While the murder rate nationally has dropped over the past decade, some cities _ such as Boston and Philadelphia _ are seeing it spike. In Boston, the number of slayings has more than doubled in the past several years, climbing from 31 in 1999 to 71 so far this year.
Criminologists blame the increase in part on a decrease in funding for neighborhood policing because of the war on terrorism; a demographic bubble of teenagers and young adults; and the scaling back since the late 1990s of after-school and anti-gang programs, such as midnight basketball leagues.
“The great successes we had a decade ago is gone. We let down our guard,” said James Alan Fox, a professor of criminal justice at Northeastern University and author of five books on violence and homicide. “The situation is not yet lost, but it could get much worse.”
Across the country, there was an increase of almost 500,000 people between the ages of 15 and 30 from 1990 to 2000, census numbers show. The largest concentration of those young adults _ more than 20 million _ are now between the ages of 20 and 24.
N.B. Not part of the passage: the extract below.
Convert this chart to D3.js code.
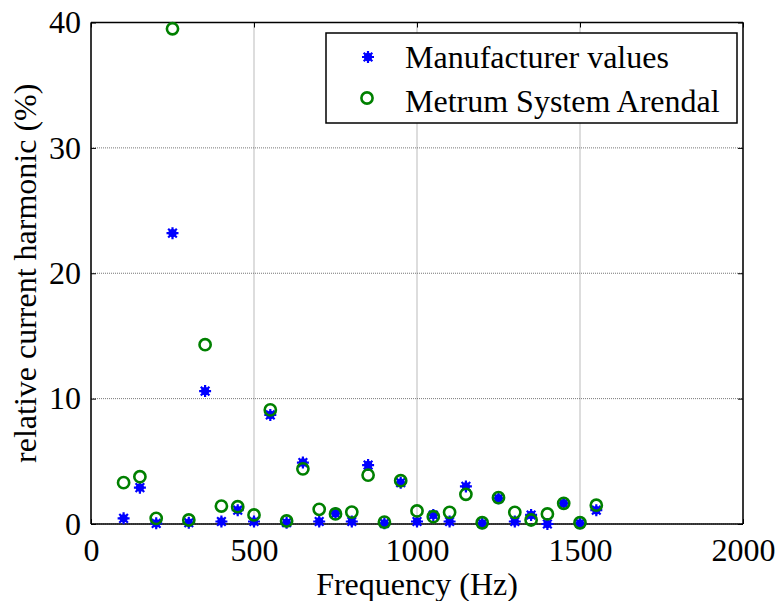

“In 1999, they predicted this demographic bubble that we see in the youth population,” said Chris Sumner, the executive director of Boston’s Ten-Point Coalition, a group of churches working to fight crime. “I don’t think we anticipated how violent it would be, not just in Boston but throughout the country.”
“Our babies are dying by the bucket,” Sumner said.
On Tuesday night, four young men were shot to death in a home in the city’s Dorchester neighborhood. It was the bloodiest crime in Boston in a decade. The four, ages 19 to 22, had attended high school together and were members of a local rap group called Graveside.
No arrests have been made, and police have refused to discuss a motive.
Police blame the rise in murders in Boston on guns and gangs. They have targeted hot spots, sweeping through neighborhoods in a search for fugitives and guns.
“I don’t think these are the bad old days,” said Jack Levine, director of the Brudnick Center on Violence at Northeastern University in Boston. “We still have half the homicides that we had in 1990, when we had more than 150 murders.”
That year, the bloodiest in Boston’s history, there was a killing every three days: A high school student stabbed a classmate to death. An ex-con gunned down a man on a Dorchester street with an AK-47. A pack of teenagers raped and murdered a woman in a housing project.
In Philadelphia, there have been 365 homicides so far this year _ up from 330 in 2004. Baltimore has seen 259 killings, which is down from 276 in 2004, but up from 253 in 2002.
In some larger cities, murders continue to drop. New York, which in recent years has seen its murder rate plummet to levels seen during the 1960s, had 508 killings through Dec. 11, a drop of about 6 percent from last year.
“We don’t solve the crime problem, we only control it,” Fox said. “And we were controlling it until we let it get out of control.”